Stated goal ▸
Omit any picture, and return the remaining data exactly as written.
□ □ □ □ □ □ □
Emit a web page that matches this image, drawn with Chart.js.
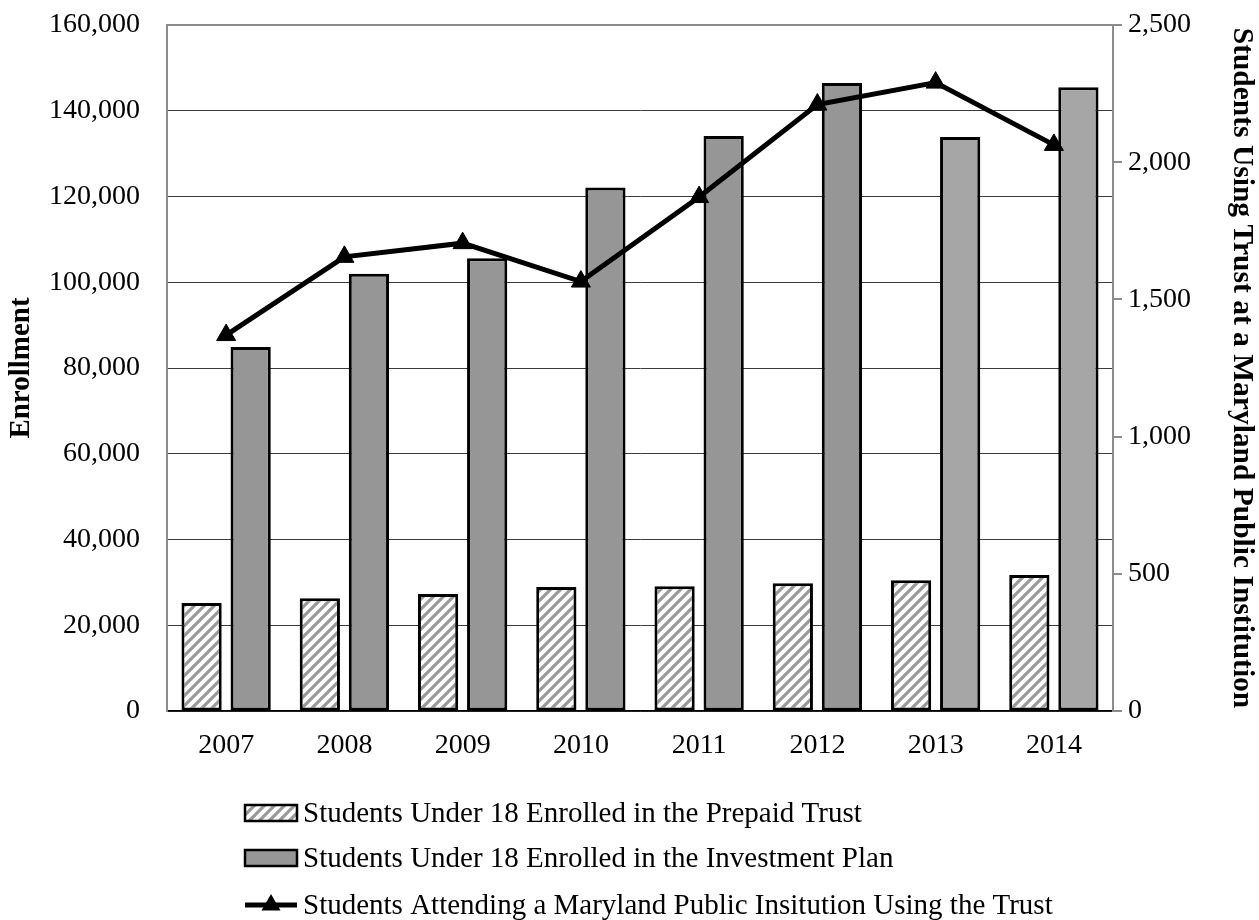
<!DOCTYPE html>
<html>
<head>
<meta charset="utf-8">
<script src="https://cdn.jsdelivr.net/npm/chart.js@4.4.1/dist/chart.umd.min.js"></script>
<style>
  html, body { margin: 0; padding: 0; background: #ffffff; }
  #wrap { width: 1259px; height: 920px; position: relative; }
</style>
</head>
<body>
<div id="wrap"><canvas id="c" width="1259" height="920"></canvas></div>
<script>
// Fiscal years shown on the category axis
const years = ['2007', '2008', '2009', '2010', '2011', '2012', '2013', '2014'];

// Enrollment (left axis)
const prepaidTrust = [25200, 26300, 27300, 28900, 29100, 29800, 30500, 31700];
const investmentPlan = [84900, 102000, 105600, 122100, 134100, 146500, 133900, 145500];

// Students attending a Maryland public institution (right axis)
const attendingPublic = [1370, 1655, 1705, 1565, 1873, 2210, 2290, 2063];

// Axis tick values
const leftTicks = [0, 20000, 40000, 60000, 80000, 100000, 120000, 140000, 160000];
const rightTicks = [0, 500, 1000, 1500, 2000, 2500];

const seriesLabels = [
  'Students Under 18 Enrolled in the Prepaid Trust',
  'Students Under 18 Enrolled in the Investment Plan',
  'Students Attending a Maryland Public Insitution Using the Trust'
];

const FONT = "'Liberation Serif', 'Times New Roman', serif";

// Diagonal hatch fill for the prepaid trust bars
function makeHatch() {
  const s = 10;
  const p = document.createElement('canvas');
  p.width = s; p.height = s;
  const g = p.getContext('2d');
  g.fillStyle = '#ffffff';
  g.fillRect(0, 0, s, s);
  g.strokeStyle = '#9a9a9a';
  g.lineWidth = 3.2;
  g.beginPath();
  g.moveTo(-2, s + 2); g.lineTo(s + 2, -2);
  g.moveTo(-s / 2 - 2, s / 2 + 2); g.lineTo(s / 2 + 2, -s / 2 - 2);
  g.moveTo(s / 2 - 2, s * 1.5 + 2); g.lineTo(s * 1.5 + 2, s / 2 - 2);
  g.stroke();
  return document.getElementById('c').getContext('2d').createPattern(p, 'repeat');
}
const hatch = makeHatch();

const investColors = years.map((y, i) => (i >= 6 ? '#a6a6a6' : '#969696'));

// Legend drawn below the plot, one entry per row
const legendRows = {
  id: 'legendRows',
  afterDraw(chart) {
    const ctx = chart.ctx;
    const x0 = 245, sw = 52, sh = 16, tx = 303;
    const ys = [813, 858, 905];
    ctx.save();
    ctx.font = '29px ' + FONT;
    ctx.fillStyle = '#000';
    ctx.textBaseline = 'middle';
    ctx.textAlign = 'left';
    chart.data.datasets.forEach((ds, i) => {
      const y = ys[i];
      if (ds.type === 'line') {
        ctx.strokeStyle = '#000';
        ctx.lineWidth = 5;
        ctx.beginPath();
        ctx.moveTo(x0, y); ctx.lineTo(x0 + sw, y);
        ctx.stroke();
        const r = 11, cx = x0 + sw / 2;
        ctx.beginPath();
        ctx.moveTo(cx, y - r);
        ctx.lineTo(cx + Math.sin(2 * Math.PI / 3) * r, y - Math.cos(2 * Math.PI / 3) * r);
        ctx.lineTo(cx + Math.sin(4 * Math.PI / 3) * r, y - Math.cos(4 * Math.PI / 3) * r);
        ctx.closePath();
        ctx.fillStyle = '#000';
        ctx.fill();
      } else {
        ctx.fillStyle = i === 0 ? hatch : '#969696';
        ctx.fillRect(x0, y - sh / 2, sw, sh);
        ctx.strokeStyle = '#000';
        ctx.lineWidth = 2.5;
        ctx.strokeRect(x0, y - sh / 2, sw, sh);
      }
      ctx.fillStyle = '#000';
      ctx.fillText(ds.label, tx, y + 1);
    });
    ctx.restore();
  }
};

new Chart(document.getElementById('c'), {
  data: {
    labels: years,
    datasets: [
      {
        type: 'bar',
        label: seriesLabels[0],
        data: prepaidTrust,
        yAxisID: 'y',
        backgroundColor: hatch,
        borderColor: '#000',
        borderWidth: 3,
        borderSkipped: false,
        categoryPercentage: 0.83,
        barPercentage: 0.82,
        order: 1
      },
      {
        type: 'bar',
        label: seriesLabels[1],
        data: investmentPlan,
        yAxisID: 'y',
        backgroundColor: investColors,
        borderColor: '#000',
        borderWidth: 3,
        borderSkipped: false,
        categoryPercentage: 0.83,
        barPercentage: 0.82,
        order: 1
      },
      {
        type: 'line',
        label: seriesLabels[2],
        data: attendingPublic,
        yAxisID: 'y1',
        borderColor: '#000',
        borderWidth: 5,
        tension: 0,
        pointStyle: 'triangle',
        pointRadius: 11,
        pointBackgroundColor: '#000',
        pointBorderColor: '#000',
        pointBorderWidth: 1,
        order: 0
      }
    ]
  },
  options: {
    responsive: false,
    animation: false,
    devicePixelRatio: 1,
    layout: { padding: { top: 25, left: 0, right: 0, bottom: 0 } },
    plugins: {
      legend: { display: false },
      tooltip: { enabled: false }
    },
    scales: {
      x: {
        grid: { display: false, drawTicks: false },
        border: { display: true, color: '#000', width: 1.5 },
        ticks: { color: '#000', font: { family: FONT, size: 28 }, padding: 18 },
        afterFit(scale) { scale.height = 920 - 711; }
      },
      y: {
        position: 'left',
        min: 0, max: 160000,
        afterBuildTicks(scale) { scale.ticks = leftTicks.map(v => ({ value: v })); },
        grid: {
          drawTicks: true,
          tickLength: 19,
          tickColor: 'rgba(0,0,0,0)',
          color: ctx => (ctx.tick && ctx.tick.value === 160000 ? '#8c8c8c' : '#3c3c3c'),
          lineWidth: ctx => (ctx.tick && ctx.tick.value === 160000 ? 2 : 1)
        },
        border: { display: true, color: '#8c8c8c', width: 2 },
        ticks: {
          color: '#000',
          padding: 8,
          font: { family: FONT, size: 28 },
          callback: v => v.toLocaleString('en-US')
        },
        title: {
          display: true,
          text: 'Enrollment',
          color: '#000',
          font: { family: FONT, size: 29, weight: 'bold' },
          padding: { top: 4, bottom: 0 }
        },
        afterFit(scale) { scale.width = 167; }
      },
      y1: {
        position: 'right',
        min: 0, max: 2500,
        afterBuildTicks(scale) { scale.ticks = rightTicks.map(v => ({ value: v })); },
        grid: {
          drawOnChartArea: false,
          drawTicks: true,
          tickLength: 9,
          color: '#8c8c8c',
          lineWidth: 2
        },
        border: { display: true, color: '#8c8c8c', width: 2 },
        ticks: {
          color: '#000',
          padding: 6,
          font: { family: FONT, size: 28 },
          callback: v => v.toLocaleString('en-US')
        },
        title: {
          display: true,
          text: 'Students Using Trust at a Maryland Public Institution',
          color: '#000',
          font: { family: FONT, size: 29.5, weight: 'bold' },
          padding: { top: 0, bottom: 0 }
        },
        afterFit(scale) { scale.width = 1259 - 1113; }
      }
    }
  },
  plugins: [legendRows]
});
</script>
</body>
</html>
□ □ □ □ □ □ □
Result of this task ▸
Emit a web page that matches this image, drawn with Chart.js.
<!DOCTYPE html>
<html>
<head>
<meta charset="utf-8">
<script src="https://cdn.jsdelivr.net/npm/chart.js@4.4.1/dist/chart.umd.min.js"></script>
<style>
  html, body { margin: 0; padding: 0; background: #ffffff; }
  #wrap { width: 1259px; height: 920px; position: relative; }
</style>
</head>
<body>
<div id="wrap"><canvas id="c" width="1259" height="920"></canvas></div>
<script>
// Fiscal years shown on the category axis
const years = ['2007', '2008', '2009', '2010', '2011', '2012', '2013', '2014'];

// Enrollment (left axis)
const prepaidTrust = [25200, 26300, 27300, 28900, 29100, 29800, 30500, 31700];
const investmentPlan = [84900, 102000, 105600, 122100, 134100, 146500, 133900, 145500];

// Students attending a Maryland public institution (right axis)
const attendingPublic = [1370, 1655, 1705, 1565, 1873, 2210, 2290, 2063];

// Axis tick values
const leftTicks = [0, 20000, 40000, 60000, 80000, 100000, 120000, 140000, 160000];
const rightTicks = [0, 500, 1000, 1500, 2000, 2500];

const seriesLabels = [
  'Students Under 18 Enrolled in the Prepaid Trust',
  'Students Under 18 Enrolled in the Investment Plan',
  'Students Attending a Maryland Public Insitution Using the Trust'
];

const FONT = "'Liberation Serif', 'Times New Roman', serif";

// Diagonal hatch fill for the prepaid trust bars
function makeHatch() {
  const s = 10;
  const p = document.createElement('canvas');
  p.width = s; p.height = s;
  const g = p.getContext('2d');
  g.fillStyle = '#ffffff';
  g.fillRect(0, 0, s, s);
  g.strokeStyle = '#9a9a9a';
  g.lineWidth = 3.2;
  g.beginPath();
  g.moveTo(-2, s + 2); g.lineTo(s + 2, -2);
  g.moveTo(-s / 2 - 2, s / 2 + 2); g.lineTo(s / 2 + 2, -s / 2 - 2);
  g.moveTo(s / 2 - 2, s * 1.5 + 2); g.lineTo(s * 1.5 + 2, s / 2 - 2);
  g.stroke();
  return document.getElementById('c').getContext('2d').createPattern(p, 'repeat');
}
const hatch = makeHatch();

const investColors = years.map((y, i) => (i >= 6 ? '#a6a6a6' : '#969696'));

// Legend drawn below the plot, one entry per row
const legendRows = {
  id: 'legendRows',
  afterDraw(chart) {
    const ctx = chart.ctx;
    const x0 = 245, sw = 52, sh = 16, tx = 303;
    const ys = [813, 858, 905];
    ctx.save();
    ctx.font = '29px ' + FONT;
    ctx.fillStyle = '#000';
    ctx.textBaseline = 'middle';
    ctx.textAlign = 'left';
    chart.data.datasets.forEach((ds, i) => {
      const y = ys[i];
      if (ds.type === 'line') {
        ctx.strokeStyle = '#000';
        ctx.lineWidth = 5;
        ctx.beginPath();
        ctx.moveTo(x0, y); ctx.lineTo(x0 + sw, y);
        ctx.stroke();
        const r = 11, cx = x0 + sw / 2;
        ctx.beginPath();
        ctx.moveTo(cx, y - r);
        ctx.lineTo(cx + Math.sin(2 * Math.PI / 3) * r, y - Math.cos(2 * Math.PI / 3) * r);
        ctx.lineTo(cx + Math.sin(4 * Math.PI / 3) * r, y - Math.cos(4 * Math.PI / 3) * r);
        ctx.closePath();
        ctx.fillStyle = '#000';
        ctx.fill();
      } else {
        ctx.fillStyle = i === 0 ? hatch : '#969696';
        ctx.fillRect(x0, y - sh / 2, sw, sh);
        ctx.strokeStyle = '#000';
        ctx.lineWidth = 2.5;
        ctx.strokeRect(x0, y - sh / 2, sw, sh);
      }
      ctx.fillStyle = '#000';
      ctx.fillText(ds.label, tx, y + 1);
    });
    ctx.restore();
  }
};

new Chart(document.getElementById('c'), {
  data: {
    labels: years,
    datasets: [
      {
        type: 'bar',
        label: seriesLabels[0],
        data: prepaidTrust,
        yAxisID: 'y',
        backgroundColor: hatch,
        borderColor: '#000',
        borderWidth: 3,
        borderSkipped: false,
        categoryPercentage: 0.83,
        barPercentage: 0.82,
        order: 1
      },
      {
        type: 'bar',
        label: seriesLabels[1],
        data: investmentPlan,
        yAxisID: 'y',
        backgroundColor: investColors,
        borderColor: '#000',
        borderWidth: 3,
        borderSkipped: false,
        categoryPercentage: 0.83,
        barPercentage: 0.82,
        order: 1
      },
      {
        type: 'line',
        label: seriesLabels[2],
        data: attendingPublic,
        yAxisID: 'y1',
        borderColor: '#000',
        borderWidth: 5,
        tension: 0,
        pointStyle: 'triangle',
        pointRadius: 11,
        pointBackgroundColor: '#000',
        pointBorderColor: '#000',
        pointBorderWidth: 1,
        order: 0
      }
    ]
  },
  options: {
    responsive: false,
    animation: false,
    devicePixelRatio: 1,
    layout: { padding: { top: 25, left: 0, right: 0, bottom: 0 } },
    plugins: {
      legend: { display: false },
      tooltip: { enabled: false }
    },
    scales: {
      x: {
        grid: { display: false, drawTicks: false },
        border: { display: true, color: '#000', width: 1.5 },
        ticks: { color: '#000', font: { family: FONT, size: 28 }, padding: 18 },
        afterFit(scale) { scale.height = 920 - 711; }
      },
      y: {
        position: 'left',
        min: 0, max: 160000,
        afterBuildTicks(scale) { scale.ticks = leftTicks.map(v => ({ value: v })); },
        grid: {
          drawTicks: true,
          tickLength: 19,
          tickColor: 'rgba(0,0,0,0)',
          color: ctx => (ctx.tick && ctx.tick.value === 160000 ? '#8c8c8c' : '#3c3c3c'),
          lineWidth: ctx => (ctx.tick && ctx.tick.value === 160000 ? 2 : 1)
        },
        border: { display: true, color: '#8c8c8c', width: 2 },
        ticks: {
          color: '#000',
          padding: 8,
          font: { family: FONT, size: 28 },
          callback: v => v.toLocaleString('en-US')
        },
        title: {
          display: true,
          text: 'Enrollment',
          color: '#000',
          font: { family: FONT, size: 29, weight: 'bold' },
          padding: { top: 4, bottom: 0 }
        },
        afterFit(scale) { scale.width = 167; }
      },
      y1: {
        position: 'right',
        min: 0, max: 2500,
        afterBuildTicks(scale) { scale.ticks = rightTicks.map(v => ({ value: v })); },
        grid: {
          drawOnChartArea: false,
          drawTicks: true,
          tickLength: 9,
          color: '#8c8c8c',
          lineWidth: 2
        },
        border: { display: true, color: '#8c8c8c', width: 2 },
        ticks: {
          color: '#000',
          padding: 6,
          font: { family: FONT, size: 28 },
          callback: v => v.toLocaleString('en-US')
        },
        title: {
          display: true,
          text: 'Students Using Trust at a Maryland Public Institution',
          color: '#000',
          font: { family: FONT, size: 29.5, weight: 'bold' },
          padding: { top: 0, bottom: 0 }
        },
        afterFit(scale) { scale.width = 1259 - 1113; }
      }
    }
  },
  plugins: [legendRows]
});
</script>
</body>
</html>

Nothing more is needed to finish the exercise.